*DATA*

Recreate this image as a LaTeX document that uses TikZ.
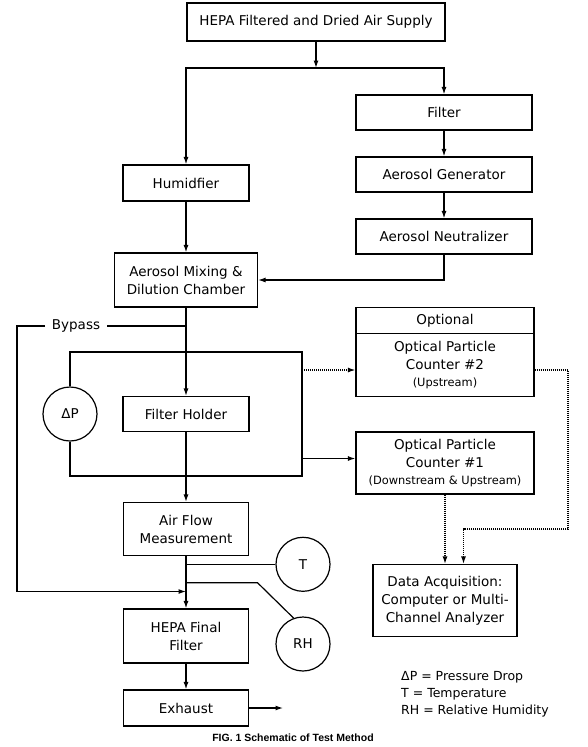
\documentclass[tikz,border=0pt]{standalone}
\usepackage{fontspec}
\setmainfont{DejaVu Sans}
\newfontfamily\capfont{Liberation Sans}
\usetikzlibrary{arrows.meta,calc}

\begin{document}
\begin{tikzpicture}[x=1pt,y=-1pt] % pixel grid, y grows downwards
\tikzset{every node/.style={font=\fontsize{13.5}{18}\selectfont}} % text size of all boxes
\tikzset{box/.style={draw,rectangle,line width=1.2pt,align=center,inner sep=0pt}} % plain boxes
\tikzset{gauge/.style={draw,circle,line width=1.2pt,minimum size=54pt,inner sep=0pt}} % meters on the line
\tikzset{pipe/.style={line width=1.2pt}}
\tikzset{flow/.style={pipe,-{Latex[length=7.5pt,width=5pt]}}} % air flow with arrow
\tikzset{signal/.style={flow,dash pattern=on 1pt off 1pt}} % dotted data lines
\useasboundingbox (0,0) rectangle (587,747);

% main air line
\node[box,minimum width=258pt,minimum height=38pt] (supply) at (316,22) {HEPA Filtered and Dried Air Supply};
\node[box,minimum width=126pt,minimum height=36pt] (humid) at (186,183) {Humidfier};
\node[box,minimum width=143pt,minimum height=54pt] (mix) at (186,280) {Aerosol Mixing \&\\Dilution Chamber};
\node[box,minimum width=126pt,minimum height=35pt] (holder) at (186,414) {Filter Holder};
\node[box,minimum width=125pt,minimum height=53pt] (airflow) at (186,529) {Air Flow\\Measurement};
\node[box,minimum width=125pt,minimum height=54pt] (final) at (186,636) {HEPA Final\\Filter};
\node[box,minimum width=125pt,minimum height=36pt] (exhaust) at (186,708) {Exhaust};

% aerosol branch and counters
\node[box,minimum width=176pt,minimum height=35pt] (filter) at (444,112.5) {Filter};
\node[box,minimum width=176pt,minimum height=35pt] (generator) at (444,174.5) {Aerosol Generator};
\node[box,minimum width=176pt,minimum height=35pt] (neutral) at (444,236.5) {Aerosol Neutralizer};
\node[box,minimum width=178pt,minimum height=26pt] (optional) at (445,320.5) {Optional};
\node[box,minimum width=178pt,minimum height=63pt] (opc2) at (445,365) {Optical Particle\\Counter \#2\\[-1pt]{\fontsize{11.4}{18}\selectfont (Upstream)}};
\node[box,minimum width=178pt,minimum height=62pt] (opc1) at (445,463) {Optical Particle\\Counter \#1\\[-1pt]{\fontsize{11.4}{18}\selectfont (Downstream \& Upstream)}};
\node[box,minimum width=144pt,minimum height=72pt] (daq) at (445,600.5) {Data Acquisition:\\Computer or Multi-\\Channel Analyzer};

% meters
\node[gauge] (dp) at (70,414) {ΔP};
\node[gauge] (temp) at (303,564.3) {T};
\node[gauge] (rh) at (303,644) {RH};

\node[inner xsep=6.5pt,inner ysep=0pt] (bypass) at (76,326) {Bypass};
\node[anchor=north west,align=left,inner sep=0pt,font=\fontsize{12.5}{17}\selectfont] (legend) at (401,671) {ΔP = Pressure Drop\\T = Temperature\\RH = Relative Humidity};
\node[font=\capfont\bfseries\fontsize{10.5}{12}\selectfont] (caption) at (293,738) {FIG. 1 Schematic of Test Method};

% supply split
\coordinate (split) at (316,68);
\draw[flow] (supply) -- (split);
\draw[flow] (split) -| (humid);
\draw[flow] (split) -| (filter);
\draw[flow] (filter) -- (generator);
\draw[flow] (generator) -- (neutral);
\draw[flow] (neutral) |- (mix);
\draw[flow] (humid) -- (mix);
\draw[flow] (mix) -- (holder);
\draw[flow] (holder) -- (airflow);
\draw[flow] (airflow) -- (final);
\draw[flow] (final) -- (exhaust);
\draw[flow] (exhaust) -- (283,708);

% bypass
\coordinate (bypasstap) at (186,326);
\coordinate (bypasscorner) at (17,326);
\coordinate (bypassin) at (186,591.5);
\draw[pipe] (bypasstap) -- (bypass);
\draw[flow] (bypass) -- (bypasscorner) |- (bypassin);

% sampling loop round the filter holder
\coordinate (looptl) at (70,352);
\coordinate (looptr) at (302,352);
\coordinate (loopbr) at (302,476);
\coordinate (loopbl) at (70,476);
\draw[pipe] (dp) -- (looptl) -- (looptr) -- (loopbr) -- (loopbl) -- (dp);
\coordinate (tapup) at (302,370);
\coordinate (tapdown) at (302,458.5);
\draw[signal] (tapup) -- (tapup -| opc2.west);
\draw[flow] (tapdown) -- (tapdown -| opc1.west);

% T and RH
\coordinate (ttap) at (186,564.3);
\coordinate (rhtap) at (186,582.7);
\coordinate (rhbend) at (257.5,582.7);
\draw[pipe] (ttap) -- (temp);
\draw[pipe] (rhtap) -- (rhbend) -- (rh.110);

% data lines
\coordinate (sigdown) at (568,529);
\coordinate (sigin) at (463.5,529);
\draw[signal] (opc1) -- (opc1 |- daq.north);
\draw[signal] (opc2.east |- tapup) -| (sigdown) -| (sigin |- daq.north);
\end{tikzpicture}
\end{document}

*YOUR OBJECTIVE*
Repeat exactly and only the lines from the start of the data above through the line that holds "width=125pt,minimum height=36pt] (exhaust)", inclusive. Pictures do not belong in the copy.

*RESPONSE FOR THIS EXERCISE*
Recreate this image as a LaTeX document that uses TikZ.
\documentclass[tikz,border=0pt]{standalone}
\usepackage{fontspec}
\setmainfont{DejaVu Sans}
\newfontfamily\capfont{Liberation Sans}
\usetikzlibrary{arrows.meta,calc}

\begin{document}
\begin{tikzpicture}[x=1pt,y=-1pt] % pixel grid, y grows downwards
\tikzset{every node/.style={font=\fontsize{13.5}{18}\selectfont}} % text size of all boxes
\tikzset{box/.style={draw,rectangle,line width=1.2pt,align=center,inner sep=0pt}} % plain boxes
\tikzset{gauge/.style={draw,circle,line width=1.2pt,minimum size=54pt,inner sep=0pt}} % meters on the line
\tikzset{pipe/.style={line width=1.2pt}}
\tikzset{flow/.style={pipe,-{Latex[length=7.5pt,width=5pt]}}} % air flow with arrow
\tikzset{signal/.style={flow,dash pattern=on 1pt off 1pt}} % dotted data lines
\useasboundingbox (0,0) rectangle (587,747);

% main air line
\node[box,minimum width=258pt,minimum height=38pt] (supply) at (316,22) {HEPA Filtered and Dried Air Supply};
\node[box,minimum width=126pt,minimum height=36pt] (humid) at (186,183) {Humidfier};
\node[box,minimum width=143pt,minimum height=54pt] (mix) at (186,280) {Aerosol Mixing \&\\Dilution Chamber};
\node[box,minimum width=126pt,minimum height=35pt] (holder) at (186,414) {Filter Holder};
\node[box,minimum width=125pt,minimum height=53pt] (airflow) at (186,529) {Air Flow\\Measurement};
\node[box,minimum width=125pt,minimum height=54pt] (final) at (186,636) {HEPA Final\\Filter};
\node[box,minimum width=125pt,minimum height=36pt] (exhaust) at (186,708) {Exhaust};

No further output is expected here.